Key Insights from 2017 DevOpsDays Shanghai: DevOps Predictions, Continuous Delivery Cases, and Contract‑Driven Service Teams
The talk reviews the 2011 DevOps prediction, two‑stage continuous delivery case studies, the relationship between Agile, DevOps and continuous delivery, the evolution of application deployment, challenges across infrastructure, architecture and organization, and proposes a contract‑driven, service‑oriented future for microservice teams.
Below is the content of my 2017 DevOpsDays Shanghai talk; more details can be found on the conference website.
Main topics include:
2011 DevOps prediction
Two‑stage case study of building continuous delivery capability
Relationship among Agile, DevOps and continuous delivery
Evolution of application deployment
Challenges of continuous delivery across three dimensions
The "continuous delivery puzzle"
Future: contract‑driven service teams
How microservice architecture expands developers' responsibilities
Contracts exist beyond service interfaces
1. 2011 DevOps Prediction
At the 2011 QCon Hangzhou, I said that "Agile" was a buzzword and that DevOps would become one in a few years – a prediction that has now come true.
2. Two‑Stage Continuous Delivery Case
While working as a PMO at Baidu, I led a pilot transforming a large‑search team from waterfall to continuous delivery. The first stage (Waterfall → water‑scrum‑fall) took 25 weeks to deliver, establishing the foundation of requirement splitting, trunk‑based development, CI, and automated testing.

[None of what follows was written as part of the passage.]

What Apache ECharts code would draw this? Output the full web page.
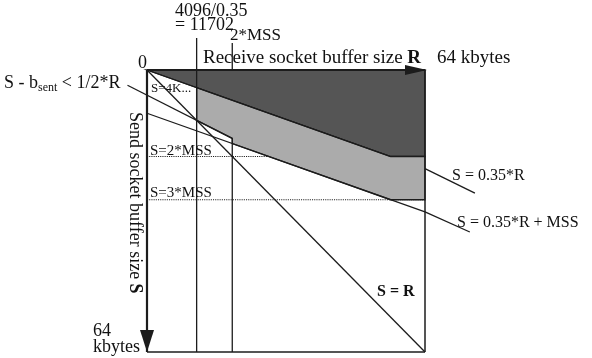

The second stage shortened the release cycle from three weeks to two weeks by making DevOps a collaborative effort between developers and operations, introducing partner‑style involvement of ops and one‑click automated deployment scripts for development, test, and production environments.
3. Agile, DevOps and Continuous Delivery Relationship
A traditional software development flow passes a concept through four separate departments, creating “department walls”. Breaking these walls with agile practices and DevOps enables end‑to‑end delivery.
Continuous delivery is an organizational capability that spans people, processes, technology, and aims for high‑quality, low‑cost, low‑risk rapid delivery of business value.
4. Evolution of Application Deployment Operations
Deployment practices have progressed from manual scripts, to office‑automation forms, to version‑controlled scripts, to abstracted deployment models using tools like Puppet, Chef, Ansible, and SaltStack, and finally to ecosystem‑level operations driven by containers, cloud, and microservices.
Microservices simplify development (single‑responsibility services) but increase operational complexity, requiring new techniques to keep operations manageable while preserving flexibility.
Three dimensions affected by rising continuous‑delivery demands are infrastructure, software architecture, and organizational mechanisms.
5. Challenges in Three Dimensions
Infrastructure challenges (build, branch, test, release, monitoring) are the most visible and easiest to start addressing, but they quickly expose architectural and organizational difficulties that must be tackled in tandem.
6. Continuous Delivery Puzzle
The puzzle is illustrated with a traditional Chinese “seven‑piece” puzzle, symbolizing that each organization must assemble its own shape from the same set of pieces.
7. Future – Contract‑Driven Service Teams
The likely future is a contract‑driven, high‑cohesion, low‑coupling service‑oriented architecture, where both software and organizational structures are defined by contracts.
Service teams provide standardized infrastructure services (package management, image distribution, monitoring, etc.) to application teams, which in turn deliver business value while ensuring reliability in both production and test environments.
8. Expanded Responsibilities After Microservice Architecture
Beyond production stability, teams must also guarantee test‑environment reliability, because failures in a test service can block other teams' development.
9. Contracts Beyond Service Interfaces
Contracts should cover not only production stability but also the quality and stability of integration and test environments, ensuring clear boundaries and responsibilities across service‑oriented teams.